Which isn’t to say that it’s not also problematic but I think that more than being problematic it’s just scary to see already slim representation being appropriated no matter who is doing it. I would honestly rather give someone who has no representation a portion of mine, however small mine may be, than them not having any at all especially knowing how much harder they would have to fight to claw anything away from the ‘mainstream’ than I would.
So yah, it’s not clear cut and there is no easy answer to that one but I’m certainly falling on the side of letting the even more marginalized appropriating canon lesbian characters and that it’s acceptable for someone to write outside their own identity especially if it’s fan service.

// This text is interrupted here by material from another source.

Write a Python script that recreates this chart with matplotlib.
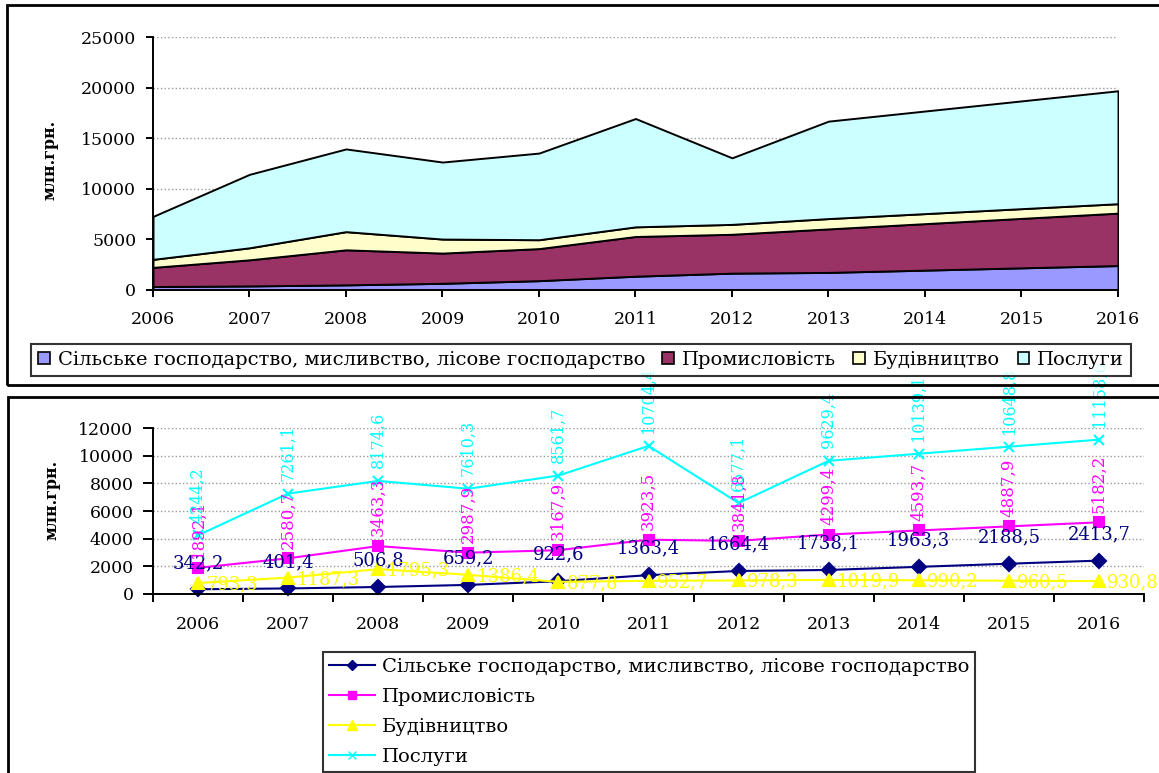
import numpy as np
import matplotlib
matplotlib.use('Agg')
import matplotlib.pyplot as plt
from matplotlib.patches import Rectangle
from matplotlib.lines import Line2D

plt.rcParams['font.family'] = ['DejaVu Serif', 'Liberation Serif']

years = [2006, 2007, 2008, 2009, 2010, 2011, 2012, 2013, 2014, 2015, 2016]
names = ['Сільське господарство, мисливство, лісове господарство',
         'Промисловість', 'Будівництво', 'Послуги']
agri = [342.2, 401.4, 506.8, 659.2, 922.6, 1363.4, 1664.4, 1738.1, 1963.3, 2188.5, 2413.7]
industry = [1892.1, 2580.7, 3463.3, 2987.9, 3167.9, 3923.5, 3841.8, 4299.4, 4593.7, 4887.9, 5182.2]
constr = [793.3, 1187.3, 1795.3, 1386.4, 877.8, 952.7, 978.3, 1019.9, 990.2, 960.5, 930.8]
services = [4244.2, 7261.1, 8174.6, 7610.3, 8561.7, 10704.4, 6577.1, 9629.4, 10139.1, 10648.8, 11158.6]

W, H = 1159, 773
fig = plt.figure(figsize=(W / 100, H / 100), dpi=100)


def box(x0, y0, x1, y1):
    # pixel box -> figure fraction [left, bottom, width, height]
    return [x0 / W, 1 - y1 / H, (x1 - x0) / W, (y1 - y0) / H]


# panel frames
fig.patches.append(Rectangle((7 / W, 1 - 385 / H), 1200 / W, 380 / H, transform=fig.transFigure,
                             fill=False, lw=2, ec='black'))
fig.patches.append(Rectangle((8 / W, 1 - 800 / H), 1200 / W, 403 / H, transform=fig.transFigure,
                             fill=False, lw=2, ec='black'))

# ---------- top: stacked area ----------
area_cols = ['#9999FF', '#993366', '#FFFFCC', '#CCFFFF']
ax1 = fig.add_axes(box(153, 37, 1118, 290))
ax1.stackplot(years, agri, industry, constr, services, colors=area_cols,
              edgecolor='black', linewidth=1.4)
ax1.set_xlim(2006, 2016)
ax1.set_ylim(0, 25000)
ax1.set_yticks(range(0, 25001, 5000))
ax1.set_xticks(years)
ax1.yaxis.grid(True, color='#999999', ls=':', lw=1)
ax1.set_axisbelow(True)
for s in ['top', 'right']:
    ax1.spines[s].set_visible(False)
for s in ['left', 'bottom']:
    ax1.spines[s].set_linewidth(1.4)
ax1.tick_params(labelsize=12.5, direction='out', length=5, width=1.4, pad=7)
ax1.tick_params(axis='x', pad=10)
fig.text(50 / W, 1 - 160 / H, 'млн.грн.', rotation=90, ha='center', va='center',
         fontsize=11.5, fontweight='bold')

handles1 = [Rectangle((0, 0), 1, 1, fc=c, ec='black', lw=1.2) for c in area_cols]
leg1 = fig.legend(handles1, names, loc='center', bbox_to_anchor=(581 / W, 1 - 360 / H),
                  ncol=4, fontsize=14, frameon=True, fancybox=False, handlelength=0.6,
                  handleheight=0.6, handletextpad=0.4, columnspacing=0.9,
                  borderpad=0.35, borderaxespad=0)
leg1.get_frame().set_edgecolor('black')
leg1.get_frame().set_linewidth(1.5)

# ---------- bottom: lines ----------
line_cols = ['#000080', '#FF00FF', '#FFFF00', '#00FFFF']
markers = ['D', 's', '^', 'x']
msizes = [7, 7.5, 9, 7]
ax2 = fig.add_axes(box(153, 428, 1144, 594))
x = np.arange(len(years))
series = [agri, industry, constr, services]
for vals, c, m, ms, nm in zip(series, line_cols, markers, msizes, names):
    ax2.plot(x, vals, color=c, marker=m, ms=ms, lw=1.5, mew=1.5, label=nm, clip_on=False)

fmt = lambda v: ('%.1f' % v).replace('.', ',')
for i in range(len(years)):
    ax2.annotate(fmt(agri[i]), (x[i], agri[i]), xytext=(0, 19), textcoords='offset points',
                 ha='center', va='center', color=line_cols[0], fontsize=13)
    ax2.annotate(fmt(industry[i]), (x[i], industry[i]), xytext=(0, 7), textcoords='offset points',
                 ha='center', va='bottom', rotation=90, color=line_cols[1], fontsize=12)
    ax2.annotate(fmt(services[i]), (x[i], services[i]), xytext=(0, 9), textcoords='offset points',
                 ha='center', va='bottom', rotation=90, color=line_cols[3], fontsize=11.5)
    ax2.annotate(fmt(constr[i]), (x[i], constr[i]), xytext=(6, -1), textcoords='offset points',
                 ha='left', va='center', color=line_cols[2], fontsize=13)

ax2.set_xlim(-0.5, len(years) - 0.5)
ax2.set_ylim(0, 12000)
ax2.set_yticks(range(0, 12001, 2000))
ax2.set_xticks(np.arange(-0.5, len(years), 1.0))
ax2.set_xticklabels([])
ax2.set_xticks(x, minor=True)
ax2.set_xticklabels([str(y) for y in years], minor=True)
ax2.tick_params(axis='x', which='minor', length=0, pad=16, labelsize=12.5)
ax2.tick_params(axis='x', which='major', direction='out', length=6, width=1.4)
ax2.tick_params(axis='y', labelsize=12.5, direction='out', length=7, width=1.4, pad=7)
ax2.yaxis.grid(True, color='#999999', ls=':', lw=1)
ax2.set_axisbelow(True)
for s in ['top', 'right']:
    ax2.spines[s].set_visible(False)
for s in ['left', 'bottom']:
    ax2.spines[s].set_linewidth(1.4)
fig.text(52 / W, 1 - 500 / H, 'млн.грн.', rotation=90, ha='center', va='center',
         fontsize=11.5, fontweight='bold')

handles2 = [Line2D([0], [0], color=c, marker=m, ms=ms * 0.8, lw=1.5)
            for c, m, ms in zip(line_cols, markers, msizes)]
leg2 = fig.legend(handles2, names, loc='center', bbox_to_anchor=(649 / W, 1 - 712 / H),
                  ncol=1, fontsize=14, frameon=True, fancybox=False, handlelength=2.4,
                  handletextpad=0.35, labelspacing=0.62, borderpad=0.3, borderaxespad=0)
leg2.get_frame().set_edgecolor('black')
leg2.get_frame().set_linewidth(1.5)

fig.savefig('out.png', dpi=100)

As for the pulse fic? Cap said they realized it was problematic and removed it which I think shows a great deal of character. Their intent for writing it in the first place though? Not off base. It’s natural for us to process grief through fiction, we do it all the time. Using a traumatic event in a story isn’t necessarily trivializing it, in fact it cam be incredibly helpful and healing for many people, author and readers alike. I read the fic in question and I didn’t see anything that stood out as being disrespectful. Obviously [people] saw differently and that dichotomy is going to echo on a larger scale as well and I think that this is another instance I prefer to err on the side of 'if it helps people then it’s acceptable’ and for those who would be harmed by it them we take the same action we would in other situations where content can be harmful like content or trigger warnings.”